Now, he said, the Bush administration is using the Israeli military as a “proxy” for going after Hezbollah and Hamas and their sponsors in the middle east, but said that a perpetuation of the current situation there cannot be in the best long-term interests of Israel. He assailed efforts by the Bush administration to block any efforts at resolving the crisis through putting an end to the killing.

Global enmity toward the U.S. continues to grow, he said, but the Bush administration “is determined to go through with its current approach to the region.”

“We are hated around the world, and it’s hard to know how that is going to make the world a safer place for us or our children,” he said. By trying to impose its will from the top in the region, the U.S. “is creating radical populations.”

Instead, he said, the U.S. should be “investing at the local level in the engines of civil society and sustainable change.” But, he lamented, “We’ve done just the opposite” in Iraq and other places.
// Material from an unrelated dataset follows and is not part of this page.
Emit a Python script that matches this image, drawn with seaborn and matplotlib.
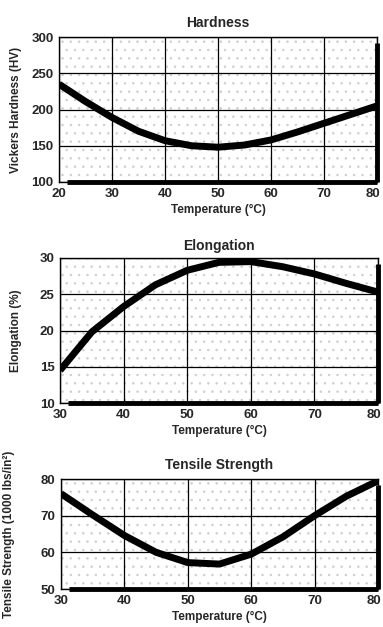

“I don’t blame Israel for needing to defend itself, but the way to achieve that is not as direct as may seem apparent,” he added.

He said the nation “is at a crossroads,” and the next three years will determine what the next 25 or 50 will look like. The U.S. will become a massive military bastion with a massive population living at or below poverty levels, or through investment in education, national health insurance, doubling the minimum wage and an expansion of the middle class, the nation will recover its core health.